59. The word, etc. This is the caption of the brief historical appendage comprised in Jeremiah 51:59-64, which was sent to the captives at Babylon by Zedekiah. As to the reasons of Zedekiah’s visit to Babylon we have no intimation. In the Records of the Past, 3: 107, 120, we have a copy of a document from which we learn that Esar-haddon assembled twenty-two kings of Syria at the commencement of his great palace in Nineveh, and this may suggest how, for some similar reason of pomp and state, Zedekiah may have been summoned to Babylon. Or it may be, that his fidelity was suspected, and so he had to go to Babylon to vindicate himself.

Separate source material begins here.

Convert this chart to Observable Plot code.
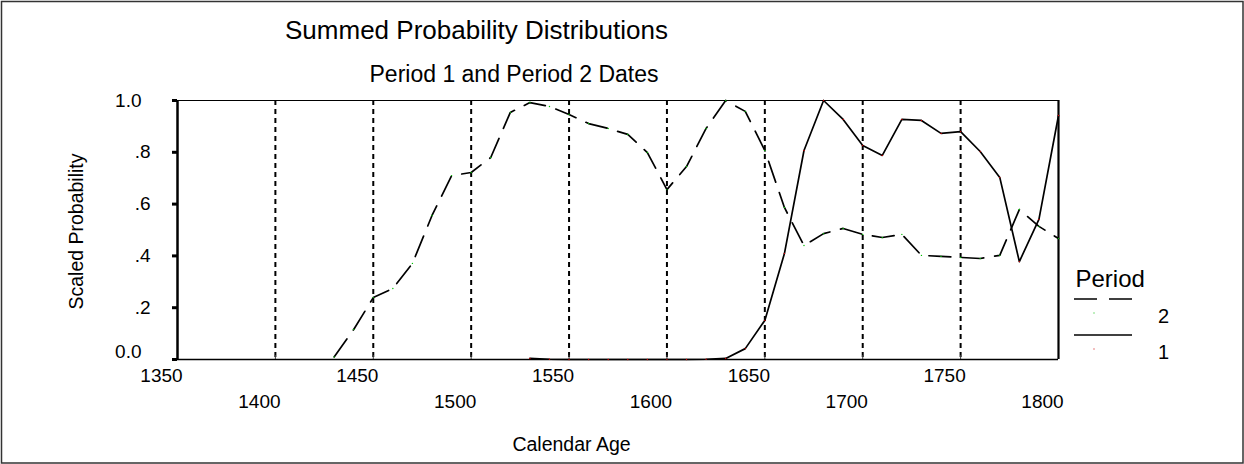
<!DOCTYPE html>
<html><head><meta charset="utf-8">
<script src="https://cdn.jsdelivr.net/npm/d3@7"></script>
<script src="https://cdn.jsdelivr.net/npm/@observablehq/plot@0.6"></script>
<style>body{margin:0;background:#fff} #chart svg{display:block}</style>
</head><body><div id="chart"></div>
<script>
// ---- data ----
const period2Years = [1430,1440,1450,1460,1470,1480,1490,1500,1510,1520,1530,1540,1550,1560,1570,1580,1590,1600,1610,1620,1630,1640,1650,1660,1670,1680,1690,1700,1710,1720,1730,1740,1750,1760,1770,1780,1790,1800];
const period2Values = [0.01,0.116,0.239,0.274,0.371,0.556,0.710,0.722,0.780,0.954,0.992,0.977,0.946,0.911,0.892,0.869,0.799,0.656,0.745,0.892,1.0,0.958,0.807,0.587,0.440,0.486,0.506,0.483,0.471,0.483,0.402,0.398,0.394,0.390,0.402,0.579,0.514,0.467];
const period1Years = [1530,1540,1550,1560,1570,1580,1590,1600,1610,1620,1630,1640,1650,1660,1670,1680,1690,1700,1710,1720,1730,1740,1750,1760,1770,1780,1790,1800];
const period1Values = [0.004,0.001,0,0,0,0,0,0,0,0.001,0.004,0.042,0.151,0.409,0.807,1.0,0.927,0.826,0.788,0.927,0.923,0.873,0.880,0.803,0.703,0.378,0.541,0.942];
const gridYears = [1400,1450,1500,1550,1600,1650,1700,1750];
const upperTickLabels = [1350,1450,1550,1650,1750];
const lowerTickLabels = [1400,1500,1600,1700,1800];
const yTicks = [0,0.2,0.4,0.6,0.8,1.0];
const yMidTicks = [0.2,0.4,0.6,0.8];
const yEndTicks = [1.0];
const yZeroTick = [0];
const legendItems = [{label:"2", dash:"23,12", dot:"#00c000"},{label:"1", dash:null, dot:"#d00000"}];
const titleText = "Summed Probability Distributions";
const subtitleText = "Period 1 and Period 2 Dates";
const xLabel = "Calendar Age";
const yLabel = "Scaled Probability";
const legendTitle = "Period";

const p2 = period2Years.map((x,i)=>({x, y: period2Values[i]}));
const p1 = period1Years.map((x,i)=>({x, y: period1Values[i]}));
const fmtY = d => d === 0 ? "0.0" : d === 1 ? "1.0" : d3.format(".1f")(d).replace(/^0/, "");

const T = {lineAnchor: "middle"};
const W = 1244, H = 464;
const chart = Plot.plot({
  width: W, height: H,
  marginLeft: 177, marginRight: 186, marginTop: 100, marginBottom: 105,
  x: {domain: [1350, 1800], axis: null},
  y: {domain: [0, 1]},
  style: {fontFamily: '"Liberation Sans", Arial, sans-serif', fontSize: "19px", color: "#000", background: "#fff", overflow: "visible"},
  marks: [
    Plot.ruleX(gridYears, {x: d => d, stroke: "#000", strokeWidth: 2, strokeDasharray: "5,4"}),
    Plot.tickX(gridYears, {x: d => d, stroke: "#444", strokeWidth: 1, insetTop: 255}),
    Plot.ruleY([1], {y: d => d, stroke: "#000", strokeWidth: 1.2}),
    Plot.ruleX([1800], {x: d => d, stroke: "#000", strokeWidth: 2.2}),
    Plot.ruleY([0], {y: d => d, stroke: "#000", strokeWidth: 1.6}),
    Plot.ruleX([1350], {x: d => d, stroke: "#000", strokeWidth: 2.5}),
    Plot.axisY({ticks: yTicks, tickSize: 5, strokeWidth: 3, tickFormat: () => "", label: null}),
    Plot.text(yMidTicks, {...T, y: d => d, frameAnchor: "left", text: fmtY, textAnchor: "end", dx: -27, fontSize: 19}),
    Plot.text(yEndTicks, {...T, y: d => d, frameAnchor: "left", text: fmtY, textAnchor: "end", dx: -36, fontSize: 19}),
    Plot.text(yZeroTick, {...T, y: d => d, frameAnchor: "left", text: fmtY, textAnchor: "end", dx: -36, dy: -8, fontSize: 19}),
    Plot.text(upperTickLabels, {...T, x: d => d, frameAnchor: "bottom", text: d => String(d), textAnchor: "middle", dx: -16, dy: 16, fontSize: 19}),
    Plot.text(lowerTickLabels, {...T, x: d => d, frameAnchor: "bottom", text: d => String(d), textAnchor: "middle", dx: -16, dy: 42, fontSize: 19}),
    Plot.line(p2, {x: "x", y: "y", stroke: "#000", strokeWidth: 1.7, strokeDasharray: "22,11"}),
    Plot.line(p1, {x: "x", y: "y", stroke: "#000", strokeWidth: 1.7}),
    Plot.dot(p2, {x: "x", y: "y", r: 0.7, fill: "#00c000"}),
    Plot.dot(p1, {x: "x", y: "y", r: 0.7, fill: "#d00000"}),
    Plot.text([titleText], {...T, frameAnchor: "top-left", text: d => d, textAnchor: "middle", dx: 299, dy: -70, fontSize: 26}),
    Plot.text([subtitleText], {...T, frameAnchor: "top-left", text: d => d, textAnchor: "middle", dx: 336.5, dy: -25.7, fontSize: 23}),
    Plot.text([xLabel], {...T, frameAnchor: "bottom", text: d => d, textAnchor: "middle", dx: -46.5, dy: 84.8, fontSize: 19.5}),
    Plot.text([yLabel], {...T, frameAnchor: "left", text: d => d, textAnchor: "middle", rotate: -90, dx: -101, dy: 1.5, fontSize: 19.5}),
    Plot.text([legendTitle], {...T, frameAnchor: "top-right", text: d => d, textAnchor: "start", dx: 17, dy: 179.3, fontSize: 24})
  ]
});
document.getElementById("chart").append(chart);

// legend samples and outer border
const svg = d3.select(chart);
const lg = svg.append("g").attr("font-family", '"Liberation Sans", Arial, sans-serif');
legendItems.forEach((it, i) => {
  const y = 299 + i * 36;
  lg.append("line").attr("x1", 1074).attr("x2", 1132).attr("y1", y).attr("y2", y)
    .attr("stroke", "#000").attr("stroke-width", 1.7)
    .attr("stroke-dasharray", it.dash);
  lg.append("rect").attr("x", 1093.5).attr("y", y + 13.5).attr("width", 1).attr("height", 1).attr("fill", it.dot);
  lg.append("text").attr("x", 1163.5).attr("y", y + 24).attr("text-anchor", "middle")
    .attr("font-size", 20).text(it.label);
});
svg.append("rect").attr("x", 1.5).attr("y", 1.5).attr("width", W - 2.5).attr("height", H - 2.5)
  .attr("fill", "none").attr("stroke", "#333").attr("stroke-width", 1.5);
</script>
</body></html>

A quiet prince Literally, prince of the resting place. The plural of this word is rendered “resting places” in Isaiah 32:18. This officer answers to the modern quarter-master, his duty being to go forward and select the places where the king and his train would stop for refreshments, and also where they would pass the night.

Verse 60

60. In a book Literally, in one book, a parenthetic remark which paves the way for the direction given in Jeremiah 51:63.

Verse 61

61. And shalt see, and shalt read Better, see that thou read. Not for the purpose of warning the Babylonians, but as part of a proclamation that the Jews might understand.

Verse 63

63. Bind a stone… cast… into the… Euphrates Not to destroy the book, but to perfect the symbolism. The stone is not only to make the book sink, but to keep it from rising again, thus betokening the permanent downfall and utter extinction of the greatest city then on the face of the earth.

Verse 64

64. Thus far are the words of Jeremiah This implies that the following chapter does not belong to this body of prophecy, but constitutes an historical appendix added by another hand. “It is an instance of the scrupulous care taken by the Jews of the sacred writings committed to their keeping.” Speaker’s Commentary.